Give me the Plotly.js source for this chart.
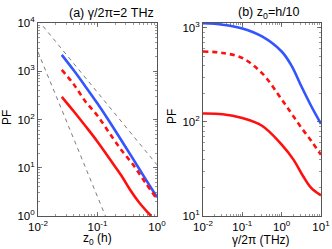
<!DOCTYPE html>
<html>
<head>
<meta charset="utf-8">
<script src="https://cdn.plot.ly/plotly-3.0.1.min.js"></script>
<style>html,body{margin:0;padding:0;background:#fff;}#chart{width:332px;height:249px;}</style>
</head>
<body>
<div id="chart"></div>
<script>
// ---- Panel (a): PF vs z0 (h), gamma/2pi = 2 THz ----
const aX = [0.0251, 0.0398, 0.0631, 0.1, 0.1585, 0.2512, 0.3981, 0.631, 1.0];
const aBlue = [2188, 1047, 479, 214, 91.2, 37.2, 15.1, 6.03, 2.45];
const aRedDash = [1072, 537, 234, 120, 52.5, 23.4, 11.5, 5.01, 2.24];
const aRedX = [0.0251, 0.0398, 0.0631, 0.1, 0.1585, 0.2512, 0.3548, 0.5012, 0.7943];
const aRedSolid = [295, 148, 72.4, 34.7, 15.5, 6.92, 3.47, 1.91, 1.0];
const guideX1 = [0.01, 1.0];
const guideY1 = [11500, 11.5];
const guideX2 = [0.01, 0.1359];
const guideY2 = [2512, 1.0];

// ---- Panel (b): PF vs gamma/2pi (THz), z0 = h/10 ----
const bX = [0.01, 0.0316, 0.1, 0.3162, 1.0, 1.778, 3.162, 5.623, 10.0];
const bBlue = [1122, 1084, 988, 813, 562, 398, 240, 148, 95.5];
const bRedDash = [562, 543, 479, 331, 174, 123, 87.1, 63.1, 44.7];
const bRedX = [0.01, 0.0316, 0.1, 0.3162, 1.0, 1.995, 3.548, 5.623, 10.0];
const bRedSolid = [123, 121, 110, 91.2, 57.5, 39.8, 26.3, 19.95, 16.6];

// ---- Tick labels ----
const aXTicks = [0.01, 0.1, 1];
const aXText = ['10<sup>-2</sup>', '10<sup>-1</sup>', '10<sup>0</sup>'];
const aYTicks = [1, 10, 100, 1000, 10000];
const aYText = ['10<sup>0</sup>', '10<sup>1</sup>', '10<sup>2</sup>', '10<sup>3</sup>', '10<sup>4</sup>'];
const bXTicks = [0.01, 0.1, 1, 10];
const bXText = ['10<sup>-2</sup>', '10<sup>-1</sup>', '10<sup>0</sup>', '10<sup>1</sup>'];
const bYTicks = [10, 100, 1000];
const bYText = ['10<sup>1</sup>', '10<sup>2</sup>', '10<sup>3</sup>'];

const BLUE = '#3355ff';
const RED = '#ff1010';
const GUIDE = '#444444';

const traces = [
  {x: guideX1, y: guideY1, xaxis: 'x', yaxis: 'y', mode: 'lines', line: {color: GUIDE, width: 0.7, dash: '4px,4px'}},
  {x: guideX2, y: guideY2, xaxis: 'x', yaxis: 'y', mode: 'lines', line: {color: GUIDE, width: 0.7, dash: '4px,4px'}},
  {x: aX, y: aBlue, xaxis: 'x', yaxis: 'y', mode: 'lines', line: {color: BLUE, width: 2.6, shape: 'spline'}},
  {x: aX, y: aRedDash, xaxis: 'x', yaxis: 'y', mode: 'lines', line: {color: RED, width: 2.6, dash: '5px,4px', shape: 'spline'}},
  {x: aRedX, y: aRedSolid, xaxis: 'x', yaxis: 'y', mode: 'lines', line: {color: RED, width: 2.6, shape: 'spline'}},
  {x: bX, y: bBlue, xaxis: 'x2', yaxis: 'y2', mode: 'lines', line: {color: BLUE, width: 2.6, shape: 'spline'}},
  {x: bX, y: bRedDash, xaxis: 'x2', yaxis: 'y2', mode: 'lines', line: {color: RED, width: 2.6, dash: '5px,4px', shape: 'spline'}},
  {x: bRedX, y: bRedSolid, xaxis: 'x2', yaxis: 'y2', mode: 'lines', line: {color: RED, width: 2.6, shape: 'spline'}}
];

const FONT = {family: 'Liberation Sans, Arial, sans-serif', size: 11.5, color: '#000'};
const TFONT = {family: 'Liberation Sans, Arial, sans-serif', size: 12, color: '#000'};
const AXC = '#555555';
function axis(extra) {
  return Object.assign({
    type: 'log', showgrid: false, zeroline: false, showline: true, linecolor: AXC, linewidth: 1,
    mirror: 'allticks', ticks: 'inside', ticklen: 4, tickcolor: AXC, tickwidth: 0.8,
    tickmode: 'array', tickfont: FONT,
    minor: {ticks: 'inside', ticklen: 2, tickcolor: AXC, tickwidth: 0.6, dtick: 'D1', showgrid: false}
  }, extra);
}

const layout = {
  width: 332, height: 249,
  margin: {l: 0, r: 0, t: 0, b: 0},
  paper_bgcolor: '#fff', plot_bgcolor: '#fff',
  showlegend: false,
  font: FONT,
  xaxis: axis({domain: [38/332, 157/332], range: [-2, 0], tickvals: aXTicks, ticktext: aXText, anchor: 'y'}),
  yaxis: axis({domain: [33/249, 226/249], range: [0, 4], tickvals: aYTicks, ticktext: aYText, anchor: 'x'}),
  xaxis2: axis({domain: [203/332, 321/332], range: [-2, 1], tickvals: bXTicks, ticktext: bXText, anchor: 'y2'}),
  yaxis2: axis({domain: [33/249, 226/249], range: [1, 3.053], tickvals: bYTicks, ticktext: bYText, anchor: 'x2'}),
  annotations: [
    {text: '(a) γ/2π=2 THz', xref: 'paper', yref: 'paper', x: 112/332, y: 1 - 13/249, showarrow: false, xanchor: 'center', yanchor: 'middle', font: {family: TFONT.family, size: 12.5, color: '#000'}},
    {text: '(b) z<sub>0</sub>=h/10', xref: 'paper', yref: 'paper', x: 269/332, y: 1 - 13/249, showarrow: false, xanchor: 'center', yanchor: 'middle', font: {family: TFONT.family, size: 12.5, color: '#000'}},
    {text: 'z<sub>0</sub> (h)', xref: 'paper', yref: 'paper', x: 97.5/332, y: 0, showarrow: false, xanchor: 'center', yanchor: 'bottom', yshift: 0, font: TFONT},
    {text: 'γ/2π (THz)', xref: 'paper', yref: 'paper', x: 261/332, y: 0, showarrow: false, xanchor: 'center', yanchor: 'bottom', yshift: 0, font: TFONT},
    {text: 'PF', xref: 'paper', yref: 'paper', x: 7/332, y: 1 - 117/249, showarrow: false, textangle: -90, xanchor: 'center', yanchor: 'middle', font: TFONT},
    {text: 'PF', xref: 'paper', yref: 'paper', x: 172/332, y: 1 - 117/249, showarrow: false, textangle: -90, xanchor: 'center', yanchor: 'middle', font: TFONT}
  ]
};

Plotly.newPlot('chart', traces, layout, {staticPlot: true, displayModeBar: false});
</script>
</body>
</html>
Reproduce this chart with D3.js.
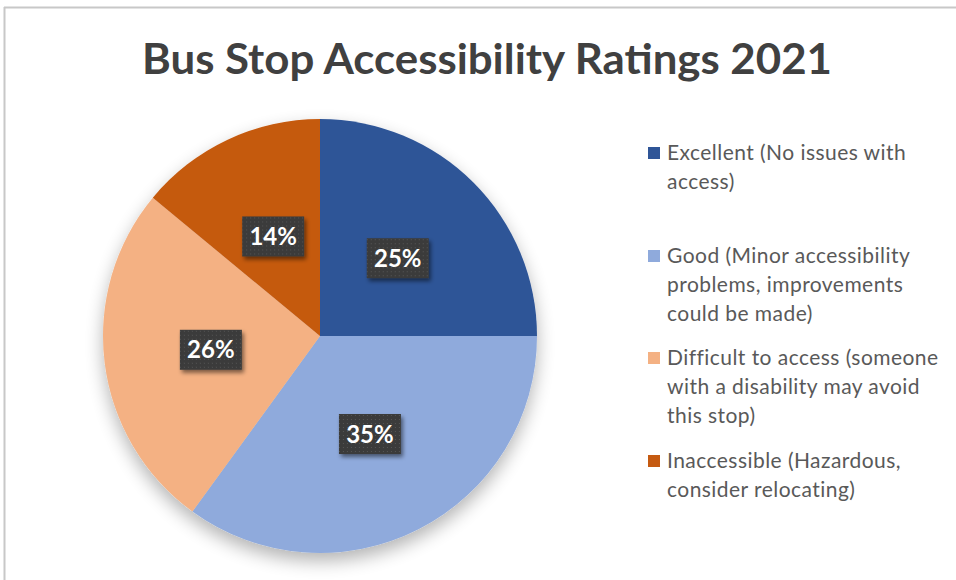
<!DOCTYPE html>
<html><head><meta charset="utf-8">
<script src="https://cdn.jsdelivr.net/npm/d3@7"></script>
<style>html,body{margin:0;padding:0;background:#fff;}svg{display:block;}</style>
</head><body>
<svg id="chart" width="956" height="580"></svg>
<script>
const categories = [
  "Excellent (No issues with access)",
  "Good (Minor accessibility problems, improvements could be made)",
  "Difficult to access (someone with a disability may avoid this stop)",
  "Inaccessible (Hazardous, consider relocating)"
];
const legendLines = [
  ["Excellent (No issues with", "access)"],
  ["Good (Minor accessibility", "problems, improvements", "could be made)"],
  ["Difficult to access (someone", "with a disability may avoid", "this stop)"],
  ["Inaccessible (Hazardous,", "consider relocating)"]
];
const values = [25, 35, 26, 14];
const colors = ["#2F5597", "#8FAADC", "#F4B183", "#C55A11"];
const title = "Bus Stop Accessibility Ratings 2021";

const svg = d3.select("#chart");
const defs = svg.append("defs");
const sh = defs.append("filter").attr("id","pieShadow").attr("x","-20%").attr("y","-20%").attr("width","140%").attr("height","150%");
sh.append("feGaussianBlur").attr("in","SourceAlpha").attr("stdDeviation",9).attr("result","b");
sh.append("feOffset").attr("in","b").attr("dx",0).attr("dy",8).attr("result","o");
sh.append("feComponentTransfer").attr("in","o").attr("result","o2").append("feFuncA").attr("type","linear").attr("slope",0.3);
const m1 = sh.append("feMerge"); m1.append("feMergeNode").attr("in","o2"); m1.append("feMergeNode").attr("in","SourceGraphic");

const ls = defs.append("filter").attr("id","lblShadow").attr("x","-30%").attr("y","-30%").attr("width","160%").attr("height","170%");
ls.append("feGaussianBlur").attr("in","SourceAlpha").attr("stdDeviation",2).attr("result","b");
ls.append("feOffset").attr("in","b").attr("dx",2).attr("dy",3).attr("result","o");
ls.append("feComponentTransfer").attr("in","o").attr("result","o2").append("feFuncA").attr("type","linear").attr("slope",0.5);
const m2 = ls.append("feMerge"); m2.append("feMergeNode").attr("in","o2"); m2.append("feMergeNode").attr("in","SourceGraphic");

const pat = defs.append("pattern").attr("id","dots").attr("width",4).attr("height",4).attr("patternUnits","userSpaceOnUse");
pat.append("rect").attr("width",4).attr("height",4).attr("fill","#3b3b3b");
pat.append("rect").attr("x",1).attr("y",1).attr("width",1).attr("height",1).attr("fill","#555");

// border
svg.append("line").attr("x1",4).attr("y1",7.5).attr("x2",956).attr("y2",7.5).attr("stroke","#c8c8c8").attr("stroke-width",2);
svg.append("line").attr("x1",4.5).attr("y1",7).attr("x2",4.5).attr("y2",580).attr("stroke","#c8c8c8").attr("stroke-width",2);

// title
const t = svg.append("text").attr("x",487).attr("y",74).attr("text-anchor","middle")
  .attr("font-family","Lato, 'Open Sans', sans-serif").attr("font-weight","bold").attr("font-size",42)
  .attr("fill","#404040").text(title);
const tw = t.node().getComputedTextLength();
if (Math.abs(tw-690) > 5) t.attr("textLength",690).attr("lengthAdjust","spacingAndGlyphs");

// pie
const cx = 320, cy = 336, R = 217;
const pie = d3.pie().sort(null).value(d => d);
const arcs = pie(values);
const arc = d3.arc().innerRadius(0).outerRadius(R);
const labelArc = d3.arc().innerRadius(220).outerRadius(0);
const g = svg.append("g").attr("transform",`translate(${cx},${cy})`);
g.append("g").attr("filter","url(#pieShadow)").selectAll("path").data(arcs).join("path")
  .attr("d",arc).attr("fill",(d,i)=>colors[i]);

const lg = g.selectAll("g.lbl").data(arcs).join("g").attr("class","lbl")
  .attr("transform",d=>{const c=labelArc.centroid(d);return `translate(${c[0]},${c[1]})`;});
lg.append("rect").attr("x",-31).attr("y",-20).attr("width",62).attr("height",40)
  .attr("fill","url(#dots)").attr("filter","url(#lblShadow)");
lg.append("text").attr("text-anchor","middle").attr("dy","0.36em")
  .attr("font-family","Lato, 'Open Sans', sans-serif").attr("font-weight","bold").attr("font-size",24)
  .attr("fill","#fff").text(d=>d.value+"%");

// legend
const legendY = [153, 256, 358, 461];
const lineH = 29;
const leg = svg.append("g");
legendLines.forEach((lines,i)=>{
  leg.append("rect").attr("x",648).attr("y",legendY[i]-6).attr("width",12).attr("height",12).attr("fill",colors[i]);
  const tx = leg.append("text").attr("x",667).attr("y",legendY[i])
    .attr("font-family","Lato, 'Open Sans', sans-serif").attr("font-size",21).attr("letter-spacing",0.45).attr("fill","#595959");
  lines.forEach((ln,j)=>{
    tx.append("tspan").attr("x",667).attr("y",legendY[i]+j*lineH).attr("dy","0.35em").text(ln);
  });
});
</script>
</body></html>
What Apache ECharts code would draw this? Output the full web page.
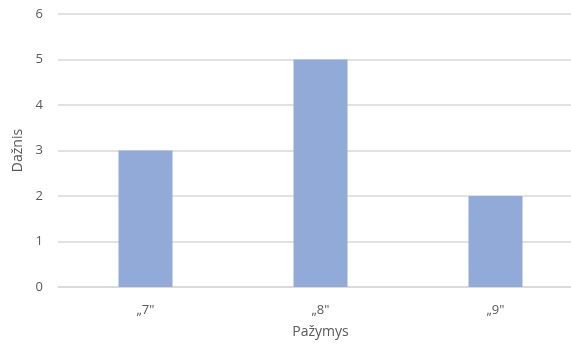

__________________________________________________

▶ [Exercise prompt]:
Restate word for word only the lines from where the entries begin through the one with "const guideY2 = [2512, 1.0];"; omit the pictures.

▶ [Exercise response]:
Give me the Plotly.js source for this chart.
<!DOCTYPE html>
<html>
<head>
<meta charset="utf-8">
<script src="https://cdn.plot.ly/plotly-3.0.1.min.js"></script>
<style>html,body{margin:0;padding:0;background:#fff;}#chart{width:332px;height:249px;}</style>
</head>
<body>
<div id="chart"></div>
<script>
// ---- Panel (a): PF vs z0 (h), gamma/2pi = 2 THz ----
const aX = [0.0251, 0.0398, 0.0631, 0.1, 0.1585, 0.2512, 0.3981, 0.631, 1.0];
const aBlue = [2188, 1047, 479, 214, 91.2, 37.2, 15.1, 6.03, 2.45];
const aRedDash = [1072, 537, 234, 120, 52.5, 23.4, 11.5, 5.01, 2.24];
const aRedX = [0.0251, 0.0398, 0.0631, 0.1, 0.1585, 0.2512, 0.3548, 0.5012, 0.7943];
const aRedSolid = [295, 148, 72.4, 34.7, 15.5, 6.92, 3.47, 1.91, 1.0];
const guideX1 = [0.01, 1.0];
const guideY1 = [11500, 11.5];
const guideX2 = [0.01, 0.1359];
const guideY2 = [2512, 1.0];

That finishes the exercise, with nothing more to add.